> **WRITTEN REQUEST**
Scan the data. Collect each line that contains the word "script".

> **SUPPLIED MATERIAL**
━━━━━━
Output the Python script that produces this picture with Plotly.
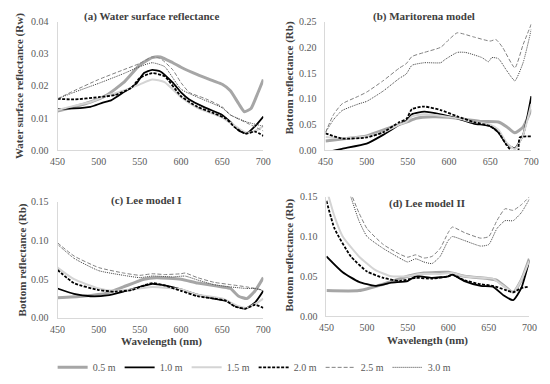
━━━━━━
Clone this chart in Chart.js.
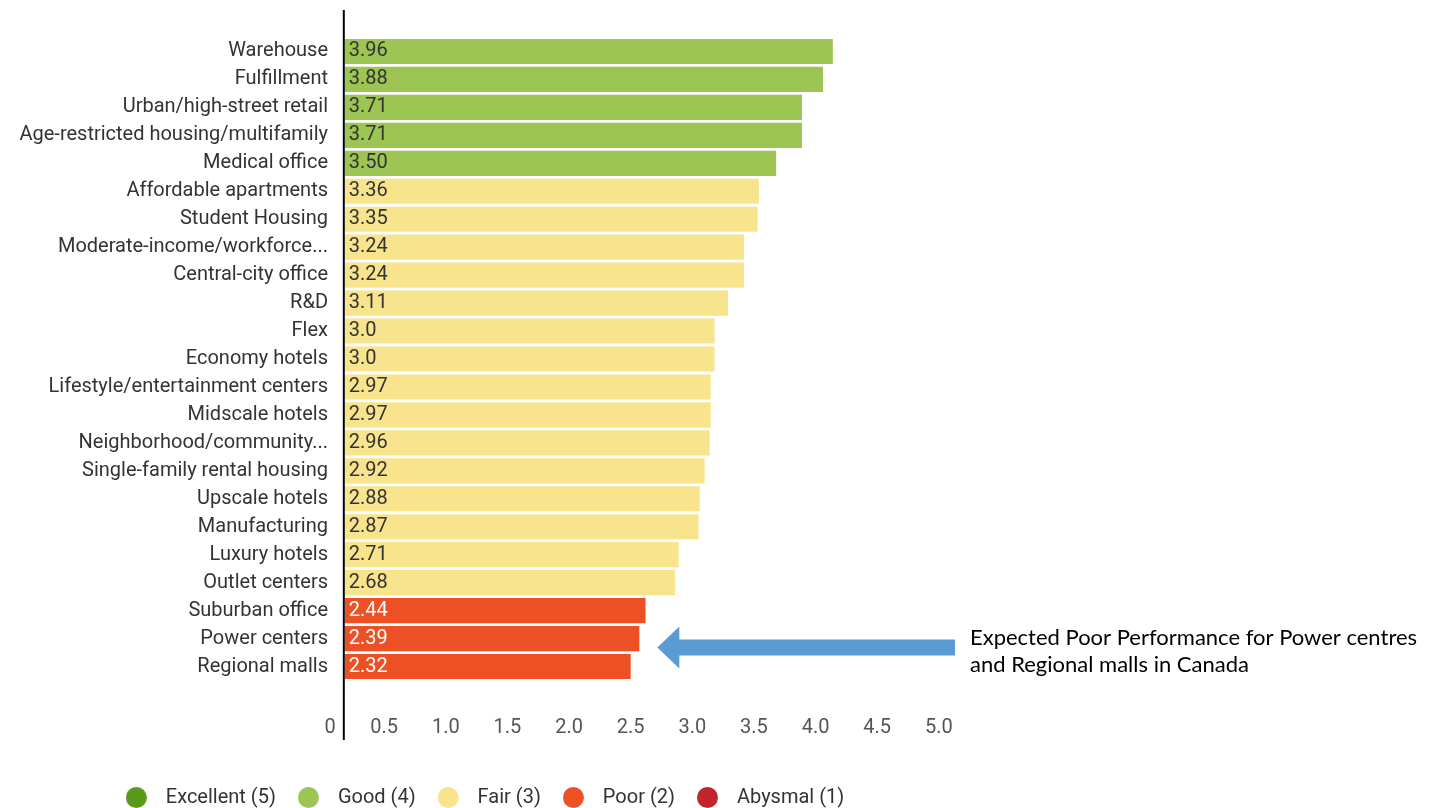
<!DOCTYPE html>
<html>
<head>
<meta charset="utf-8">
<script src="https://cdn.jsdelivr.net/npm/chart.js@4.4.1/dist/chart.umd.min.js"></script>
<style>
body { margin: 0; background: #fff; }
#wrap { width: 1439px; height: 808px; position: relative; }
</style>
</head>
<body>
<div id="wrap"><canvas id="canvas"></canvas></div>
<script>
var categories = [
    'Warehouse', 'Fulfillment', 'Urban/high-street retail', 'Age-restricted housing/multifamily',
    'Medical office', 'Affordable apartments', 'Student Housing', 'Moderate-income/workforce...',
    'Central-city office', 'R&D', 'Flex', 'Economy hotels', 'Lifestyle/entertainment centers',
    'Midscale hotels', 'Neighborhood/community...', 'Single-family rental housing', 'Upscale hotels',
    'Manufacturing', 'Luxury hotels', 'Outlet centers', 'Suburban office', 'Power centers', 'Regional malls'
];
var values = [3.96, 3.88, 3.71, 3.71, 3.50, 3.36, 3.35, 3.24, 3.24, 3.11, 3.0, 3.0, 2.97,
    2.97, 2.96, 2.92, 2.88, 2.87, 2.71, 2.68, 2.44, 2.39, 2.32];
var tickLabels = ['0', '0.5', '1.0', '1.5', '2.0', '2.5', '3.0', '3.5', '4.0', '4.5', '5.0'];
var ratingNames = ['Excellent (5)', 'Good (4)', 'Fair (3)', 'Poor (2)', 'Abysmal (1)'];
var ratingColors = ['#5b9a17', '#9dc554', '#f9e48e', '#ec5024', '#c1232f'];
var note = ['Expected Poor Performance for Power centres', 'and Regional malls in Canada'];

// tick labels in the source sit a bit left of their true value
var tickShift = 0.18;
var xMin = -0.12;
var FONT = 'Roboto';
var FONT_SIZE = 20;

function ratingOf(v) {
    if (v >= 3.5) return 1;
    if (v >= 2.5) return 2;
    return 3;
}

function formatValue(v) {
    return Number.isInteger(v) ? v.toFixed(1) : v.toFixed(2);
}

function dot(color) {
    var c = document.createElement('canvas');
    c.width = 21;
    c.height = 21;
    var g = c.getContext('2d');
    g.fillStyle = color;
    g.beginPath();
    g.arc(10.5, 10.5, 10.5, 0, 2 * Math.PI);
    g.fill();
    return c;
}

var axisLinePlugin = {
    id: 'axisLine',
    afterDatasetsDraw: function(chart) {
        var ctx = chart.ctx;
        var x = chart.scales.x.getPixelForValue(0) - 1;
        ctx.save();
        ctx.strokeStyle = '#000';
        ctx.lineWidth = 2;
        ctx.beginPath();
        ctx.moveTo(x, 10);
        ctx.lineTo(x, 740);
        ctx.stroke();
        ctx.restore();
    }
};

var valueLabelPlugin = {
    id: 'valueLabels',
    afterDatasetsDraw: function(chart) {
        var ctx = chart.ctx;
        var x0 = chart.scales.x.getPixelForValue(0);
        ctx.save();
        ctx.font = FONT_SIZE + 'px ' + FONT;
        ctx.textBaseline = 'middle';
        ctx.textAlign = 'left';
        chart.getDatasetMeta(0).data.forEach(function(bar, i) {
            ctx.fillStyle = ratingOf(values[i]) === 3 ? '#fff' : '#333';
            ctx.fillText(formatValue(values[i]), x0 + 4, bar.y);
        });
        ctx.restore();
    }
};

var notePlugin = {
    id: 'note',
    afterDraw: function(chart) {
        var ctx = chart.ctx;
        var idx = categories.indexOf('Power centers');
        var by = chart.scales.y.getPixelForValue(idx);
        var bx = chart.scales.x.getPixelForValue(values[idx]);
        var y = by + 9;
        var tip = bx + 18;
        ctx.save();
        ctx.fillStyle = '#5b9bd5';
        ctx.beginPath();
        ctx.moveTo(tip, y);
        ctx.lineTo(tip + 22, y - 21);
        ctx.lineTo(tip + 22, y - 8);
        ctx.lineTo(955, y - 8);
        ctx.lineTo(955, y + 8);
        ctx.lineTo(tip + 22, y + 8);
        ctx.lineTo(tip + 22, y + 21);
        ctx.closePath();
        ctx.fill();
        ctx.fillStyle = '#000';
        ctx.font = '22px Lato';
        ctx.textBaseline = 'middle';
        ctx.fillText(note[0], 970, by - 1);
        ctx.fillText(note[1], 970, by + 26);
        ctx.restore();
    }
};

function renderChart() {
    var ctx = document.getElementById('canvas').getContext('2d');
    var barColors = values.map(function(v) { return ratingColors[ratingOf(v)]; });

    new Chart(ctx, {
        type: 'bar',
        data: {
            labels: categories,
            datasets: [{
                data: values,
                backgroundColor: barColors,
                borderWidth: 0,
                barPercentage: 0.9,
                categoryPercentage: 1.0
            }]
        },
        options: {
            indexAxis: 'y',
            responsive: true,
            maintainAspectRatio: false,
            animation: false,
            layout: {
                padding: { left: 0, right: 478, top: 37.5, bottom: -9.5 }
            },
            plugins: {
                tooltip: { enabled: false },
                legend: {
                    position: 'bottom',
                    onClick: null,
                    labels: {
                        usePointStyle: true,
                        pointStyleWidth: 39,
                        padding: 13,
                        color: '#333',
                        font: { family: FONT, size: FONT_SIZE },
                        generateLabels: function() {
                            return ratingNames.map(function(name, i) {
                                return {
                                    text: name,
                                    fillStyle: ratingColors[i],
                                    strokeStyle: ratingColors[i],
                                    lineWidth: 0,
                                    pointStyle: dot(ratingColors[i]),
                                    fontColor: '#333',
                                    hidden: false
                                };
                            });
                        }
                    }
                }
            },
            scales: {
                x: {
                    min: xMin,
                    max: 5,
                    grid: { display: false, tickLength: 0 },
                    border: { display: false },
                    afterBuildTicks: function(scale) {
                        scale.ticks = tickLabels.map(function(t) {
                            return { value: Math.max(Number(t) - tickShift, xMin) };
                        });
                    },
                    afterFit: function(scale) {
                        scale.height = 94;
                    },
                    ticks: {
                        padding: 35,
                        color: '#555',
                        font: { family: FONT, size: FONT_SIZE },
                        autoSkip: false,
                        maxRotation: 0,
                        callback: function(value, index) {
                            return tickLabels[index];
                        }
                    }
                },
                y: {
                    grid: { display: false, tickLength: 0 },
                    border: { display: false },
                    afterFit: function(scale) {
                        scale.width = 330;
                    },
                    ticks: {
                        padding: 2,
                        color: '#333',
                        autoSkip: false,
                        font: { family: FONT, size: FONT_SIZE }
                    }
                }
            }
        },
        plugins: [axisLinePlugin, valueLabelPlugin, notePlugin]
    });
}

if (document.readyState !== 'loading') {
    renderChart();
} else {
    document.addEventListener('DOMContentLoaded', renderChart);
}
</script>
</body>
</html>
━━━━━━
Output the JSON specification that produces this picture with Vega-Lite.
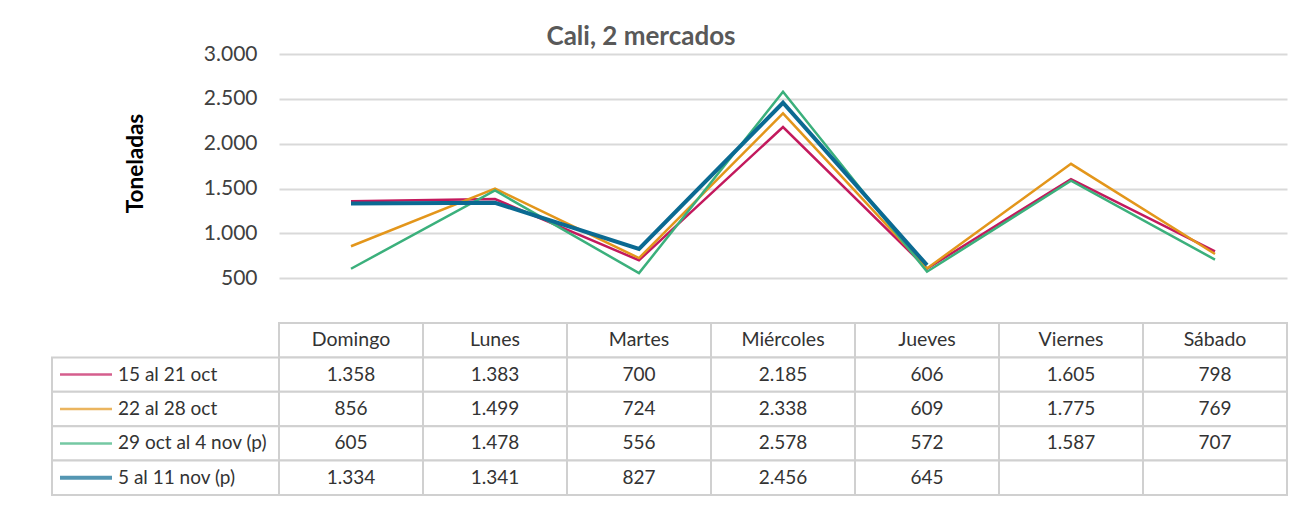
━━━━━━
> **EXERCISE OUTPUT**
Output the Python script that produces this picture with Plotly.
<script src="https://cdn.jsdelivr.net/npm/chart.js@4.4.1/dist/chart.umd.min.js"></script>
<script>
</script>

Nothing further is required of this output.